Coetzee terms this “work” language activism. Like accent, language activism has a much broader range of meanings in her book than in sociolinguistics, of which “the pursuit of multilingualism” (p. 14) is but one. Taking into consideration the sheer scope of texts and contexts to which the author applies her theory of accenting as activism – research and teaching projects, fictional and critical literature, art works and films – language activism is perhaps a misnomer. But that is a minor point of criticism. The major point here is that the analysis in each of the chapters is original and challenging, and that the book as whole displays a remarkably coherent line of reasoning, despite the diversity of focal points.

A review of this length cannot do justice to the novel and profound ways in which Coetzee interprets the texts, artefacts and sites that she had chosen for her study.

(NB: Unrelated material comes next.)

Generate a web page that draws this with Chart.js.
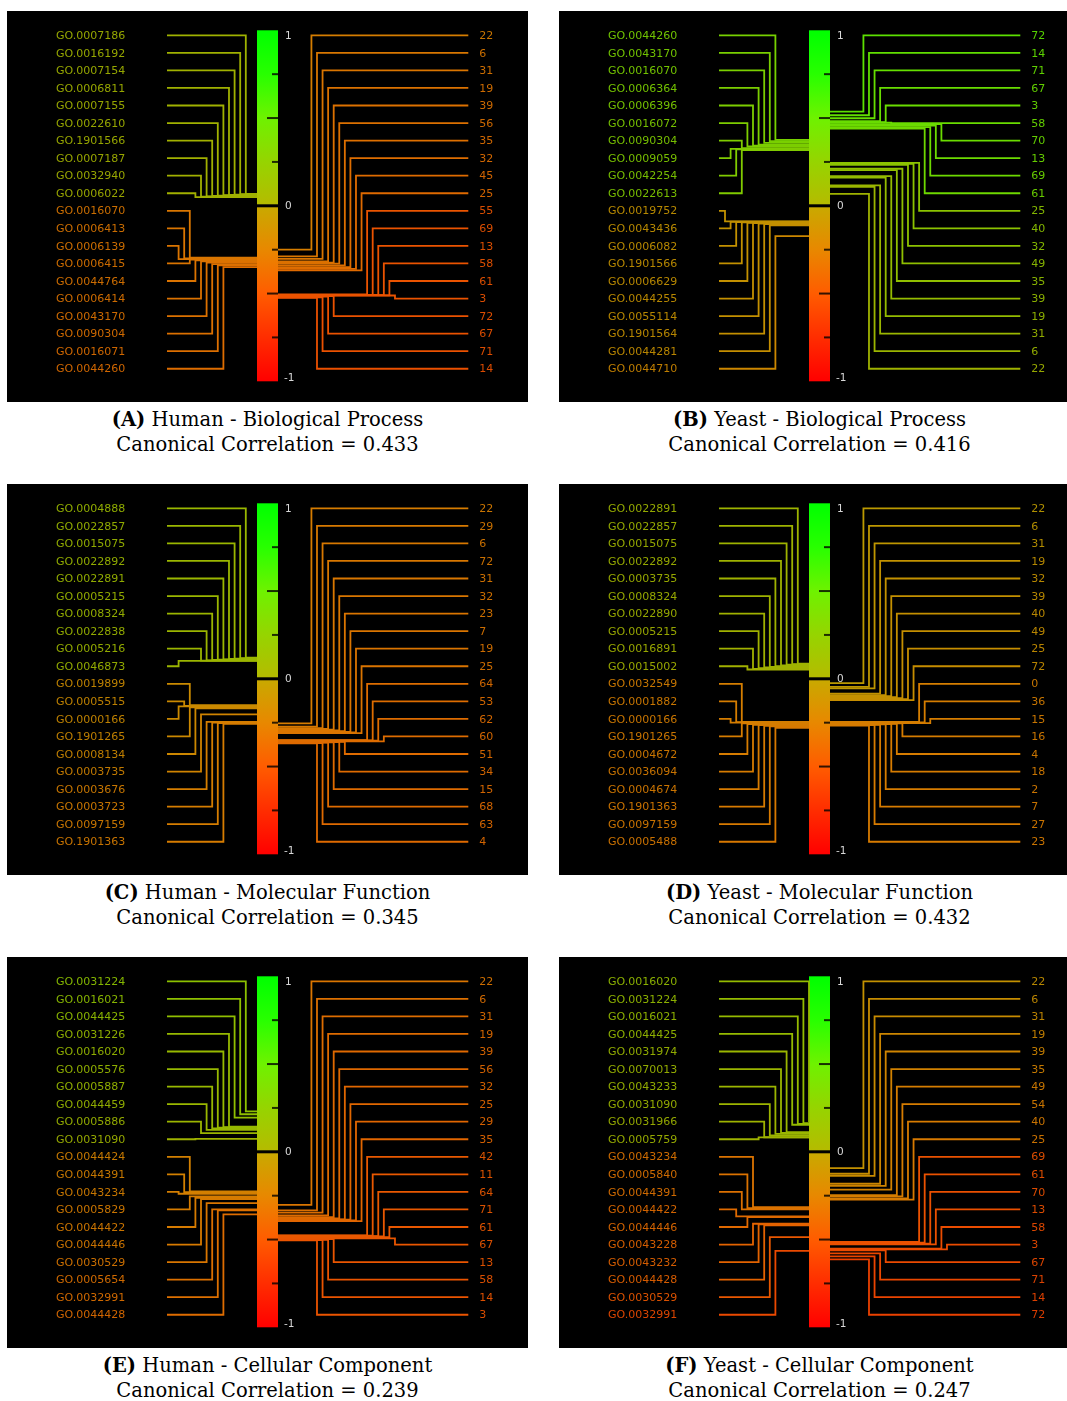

Perhaps the most thought-provoking chapters are those that argue against translation by demonstrating how “refusal to translate or resistance to being translated” (p. 1) can be a form of accented language activism. Given my own interest in what I can now term unaccented Afrikaans language activism, I enjoyed Chapters 3 (Njabulo Ndebele’s ordinary address) and Chapter 8 (The multilingual scholar of the future) most. The latter reflects on the subversive ways in which Afrikaans was used by black people under apartheid (as reported by Jacob Dlamini in Native nostalgia), while the former focuses on Njabulo Ndebele. Here, Coetzee reads the English Academy of South Africa’s invitation to Ndebele to be the keynote speaker at its jubilee conference in 1986 as an attempt to “make him conform, to contain his difference and neutralise his accented” (p. 51). The suspicion and mistrust with which Ndebele viewed the invitation is eerily reminiscent of the way in which intellectuals such as Jakes Gerwel and Hein Willemse reacted when the Sud-Afrikaanse Akademie vir Wetenskap en

Kuns [South African Academy for Science and the Arts] tried to recruit them in

the early 2000s. Their refusal to be co-opted, rather than the white attempt to co-op them, constituted moral and constructive language activism.

Acknowledgement:

I read Accented futures during November 2014 while spending time at the Centre for Multilingualism and Diversities Research (University of the Western Cape) on invitation of Christopher Stroud. A special word of thanks is due to him and his colleagues for providing a very stimulating research environment.